Nach einem halben Jahr regelmäßigen Konsums können manche Use­r:in­nen nicht mehr laufen

Auch die Lachgas-Industrie scheint längst entdeckt zu haben, dass ihr Produkt als Droge taugt. Im Werbefilm des Lachgas-Anbieters Exotic Whip stoßen attraktive Erwachsene an einer Strandbar mit Sahne-Cocktails an, plaudern und lachen in die tropische Sonne. Offiziell handelt die Firma mit Kartuschen für Sahne-Aufschäumer – sie wirbt aber mit einer Tropenauszeit. Auf der Homepage ist Lachgas in verschiedenen Geschmacksrichtungen zu kaufen. Die haben auf den Geschmack der Sahne gar keinen Einfluss.

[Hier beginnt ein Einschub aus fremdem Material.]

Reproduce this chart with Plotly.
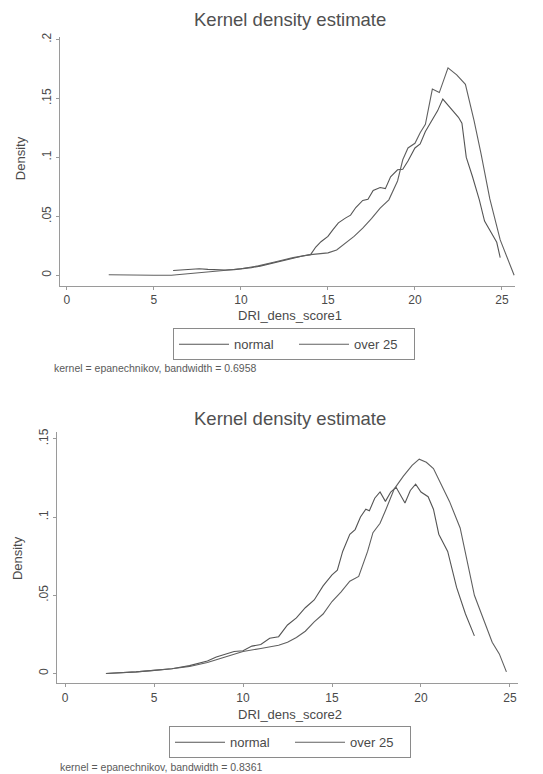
import plotly.graph_objects as go

W, H = 543, 774

# ---- data: top panel (DRI_dens_score1) ----
top_normal_x = [6.1, 6.6, 7.1, 7.6, 8.1, 8.6, 9.1, 9.6, 10.1, 10.6, 11.1, 11.6, 12.1, 12.6, 13.1,
                13.6, 14.0, 14.3, 14.6, 15.0, 15.3, 15.6, 16.0, 16.3, 16.6, 17.0, 17.3, 17.6,
                18.0, 18.3, 18.6, 19.0, 19.3, 19.6, 20.0, 20.3, 20.6, 21.0, 21.3, 21.6, 22.0,
                22.5, 22.7, 22.95, 23.3, 23.7, 24.0, 24.4, 24.7, 24.9]
top_normal_y = [0.004, 0.0045, 0.0052, 0.0055, 0.005, 0.0045, 0.0045, 0.0048, 0.0055, 0.0065,
                0.0078, 0.0095, 0.0115, 0.0135, 0.015, 0.0165, 0.0175, 0.024, 0.0285, 0.033,
                0.039, 0.0445, 0.0485, 0.051, 0.0575, 0.0635, 0.0645, 0.072, 0.0745, 0.0735,
                0.0835, 0.0895, 0.09, 0.097, 0.108, 0.1115, 0.122, 0.1325, 0.1395, 0.1495,
                0.143, 0.134, 0.129, 0.100, 0.084, 0.064, 0.046, 0.036, 0.028, 0.015]

top_over_x = [2.4, 3, 4, 5, 6, 7, 8, 9, 10, 11, 12, 13, 14, 14.5, 15, 15.5, 16, 16.5, 17,
              17.5, 18, 18.5, 19, 19.3, 19.6, 20, 20.3, 20.6, 21.0, 21.4, 21.9, 22.4, 22.9,
              23.4, 23.8, 24.3, 24.9, 25.7]
top_over_y = [0.0005, 0.0003, 0.0002, 0.0, 0.0, 0.0012, 0.003, 0.004, 0.0055, 0.008, 0.0115,
              0.015, 0.0175, 0.018, 0.019, 0.0215, 0.027, 0.033, 0.04, 0.048, 0.057, 0.064,
              0.08, 0.098, 0.108, 0.112, 0.121, 0.128, 0.158, 0.155, 0.176, 0.17, 0.162,
              0.131, 0.103, 0.065, 0.03, 0.0]

# ---- data: bottom panel (DRI_dens_score2) ----
bot_normal_x = [2.3, 3, 4, 5, 6, 7, 8, 8.5, 9, 9.5, 10, 10.5, 11, 11.5, 12, 12.5, 13, 13.5,
                14, 14.5, 15, 15.3, 15.6, 16, 16.3, 16.6, 16.9, 17.1, 17.4, 17.7, 18.0, 18.3,
                18.6, 18.9, 19.1, 19.4, 19.7, 20.0, 20.4, 20.7, 21.0, 21.5, 22.0, 22.5, 23.0]
bot_normal_y = [0.0, 0.0003, 0.001, 0.002, 0.003, 0.005, 0.008, 0.0105, 0.0125, 0.014, 0.0145,
                0.0175, 0.0185, 0.0225, 0.0235, 0.031, 0.0355, 0.042, 0.047, 0.056, 0.063,
                0.066, 0.078, 0.089, 0.092, 0.1, 0.105, 0.104, 0.112, 0.116, 0.11, 0.116,
                0.119, 0.113, 0.109, 0.117, 0.121, 0.116, 0.113, 0.105, 0.089, 0.078, 0.055,
                0.038, 0.024]

bot_over_x = [2.3, 3, 4, 5, 6, 7, 8, 9, 10, 11, 12, 12.5, 13, 13.5, 14, 14.5, 15, 15.5, 16,
              16.5, 17, 17.3, 17.7, 18, 18.5, 19, 19.5, 19.9, 20.3, 20.7, 21.1, 21.6, 22.2,
              22.6, 23.0, 23.5, 24.0, 24.4, 24.8]
bot_over_y = [0.0, 0.0003, 0.001, 0.002, 0.003, 0.0045, 0.007, 0.0105, 0.014, 0.016, 0.018,
              0.02, 0.023, 0.027, 0.033, 0.038, 0.046, 0.052, 0.059, 0.062, 0.078, 0.09,
              0.096, 0.104, 0.118, 0.126, 0.133, 0.137, 0.135, 0.131, 0.122, 0.11, 0.093,
              0.072, 0.05, 0.035, 0.02, 0.0125, 0.001]

x_ticks = [0, 5, 10, 15, 20, 25]
top_y_ticks = [0, 0.05, 0.1, 0.15, 0.2]
top_y_labels = ["0", ".05", ".1", ".15", ".2"]
bot_y_ticks = [0, 0.05, 0.1, 0.15]
bot_y_labels = ["0", ".05", ".1", ".15"]
series_names = ["normal", "over 25"]
title_text = "Kernel density estimate"
top_xtitle = "DRI_dens_score1"
bot_xtitle = "DRI_dens_score2"
top_note = "kernel = epanechnikov, bandwidth = 0.6958"
bot_note = "kernel = epanechnikov, bandwidth = 0.8361"

FONT = "Liberation Sans, Arial, sans-serif"
TXT = "#4a4a4a"
LINE_COLORS = ["#555555", "#606060"]
AXC = "#9a9a9a"

fig = go.Figure()
for xs, ys, name, col in [(top_normal_x, top_normal_y, series_names[0], LINE_COLORS[0]),
                          (top_over_x, top_over_y, series_names[1], LINE_COLORS[1])]:
    fig.add_trace(go.Scatter(x=xs, y=ys, mode="lines", name=name,
                             line=dict(color=col, width=1.1), xaxis="x", yaxis="y",
                             legend="legend"))
for xs, ys, name, col in [(bot_normal_x, bot_normal_y, series_names[0], LINE_COLORS[0]),
                          (bot_over_x, bot_over_y, series_names[1], LINE_COLORS[1])]:
    fig.add_trace(go.Scatter(x=xs, y=ys, mode="lines", name=name,
                             line=dict(color=col, width=1.1), xaxis="x2", yaxis="y2",
                             legend="legend2"))

def px_x(p):
    return p / W

def px_y(p):
    return 1 - p / H

axis_common = dict(showgrid=False, zeroline=False, showline=True, linecolor=AXC, linewidth=1,
                   ticks="outside", ticklen=3, tickcolor=AXC, mirror=False,
                   tickfont=dict(family=FONT, size=12, color=TXT))

legend_common = dict(orientation="h", xanchor="left", yanchor="top",
                     bordercolor="#8a8a8a", borderwidth=1, bgcolor="white",
                     font=dict(family=FONT, size=13, color=TXT),
                     itemwidth=50, entrywidth=55, tracegroupgap=0)

fig.update_layout(
    width=W, height=H, margin=dict(l=0, r=0, t=0, b=0),
    paper_bgcolor="white", plot_bgcolor="white",
    font=dict(family=FONT, color=TXT),
    xaxis=dict(domain=[px_x(60), px_x(515)], range=[-0.40, 25.75], tickvals=x_ticks,
               anchor="y", **axis_common),
    yaxis=dict(domain=[px_y(283), px_y(33)], range=[-0.0087, 0.2023], tickvals=top_y_ticks,
               ticktext=top_y_labels, tickangle=-90, anchor="x", **axis_common),
    xaxis2=dict(domain=[px_x(57), px_x(518)], range=[-0.45, 25.45], tickvals=x_ticks,
                anchor="y2", **axis_common),
    yaxis2=dict(domain=[px_y(683), px_y(430)], range=[-0.0064, 0.1545], tickvals=bot_y_ticks,
                ticktext=bot_y_labels, tickangle=-90, anchor="x2", **axis_common),
    legend=dict(x=px_x(173), y=px_y(326), **legend_common),
    legend2=dict(x=px_x(169), y=px_y(726), **legend_common),
    showlegend=True,
)

ann = []
for cx, cy, t in [(290, 16, title_text), (290, 417, title_text)]:
    ann.append(dict(x=px_x(cx), y=px_y(cy), xref="paper", yref="paper", text=t,
                    showarrow=False, xanchor="center", yanchor="middle",
                    font=dict(family=FONT, size=18.5, color="#505050")))
for cx, cy, t in [(290, 313, top_xtitle), (290, 714, bot_xtitle)]:
    ann.append(dict(x=px_x(cx), y=px_y(cy), xref="paper", yref="paper", text=t,
                    showarrow=False, xanchor="center", yanchor="middle",
                    font=dict(family=FONT, size=13, color=TXT)))
for cx, cy in [(20, 155), (17, 557)]:
    ann.append(dict(x=px_x(cx), y=px_y(cy), xref="paper", yref="paper", text="Density",
                    showarrow=False, xanchor="center", yanchor="middle", textangle=-90,
                    font=dict(family=FONT, size=13, color=TXT)))
for lx, cy, t in [(52, 366, top_note), (58, 767, bot_note)]:
    ann.append(dict(x=px_x(lx), y=px_y(cy), xref="paper", yref="paper", text=t,
                    showarrow=False, xanchor="left", yanchor="middle",
                    font=dict(family=FONT, size=10.5, color="#5a5a5a")))
fig.update_layout(annotations=ann)

fig.write_html("out.html")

Damit Firmen auf Plattformen wie Tiktok nicht länger für Lachgas werben können, tritt Steindl für ein Verbot von Lachgas-Werbung ein. Außerdem befürwortet er die Beschränkung des Verkaufs an Minderjährige, wie es nun auch Bundesgesundheitsministerin Warken plant. In den Niederlanden hat das funktioniert: Seit dort die Lachgas-Abgabe streng geregelt wird, gingen die Anrufe beim holländischen Giftnotrufzentraum stark zurück. Steindl fordert zudem eine große Öffentlichkeitskampagne über die negativen Folgen von Lachgas.

Auch die Polizei berichtet immer häufiger von benommen wirkende Au­to­fah­re­r:in­nen mit Lachgas-Kartuschen auf dem Beifahrersitz. Bisher konnte allerdings kein Test Lachgas zuverlässig nachweisen. Um damit Schluss zu machen, haben Rechtsmediziner aus Hamburg im November 2024 ein Analyseverfahren vorgestellt, mit dem Lachgas im Blut nachgewiesen werden kann. Bald soll der Service in ganz Deutschland zur Verfügung stehen.

Schließlich könnte auch das Ende der Kürzungspolitik gegen Lachgas helfen. Denn wo gute Lernbedingungen an Schulen und sinnvolle Freizeitangebote fehlen, suchen Jugendliche nach Entspannung – zum Beispiel mit ein paar Zügen Lachgas. Gut ausgestattete Jugendclubs, stark subventionierter Musikunterricht, hoch motivierte, weil gut bezahlte Leh­re­r:in­nen für schwierige Schulen – so könnten Jugendliche wohl ähnlich wirksam vom Lachgas-Schnüffeln abhalten werden wie durch ein Verbot.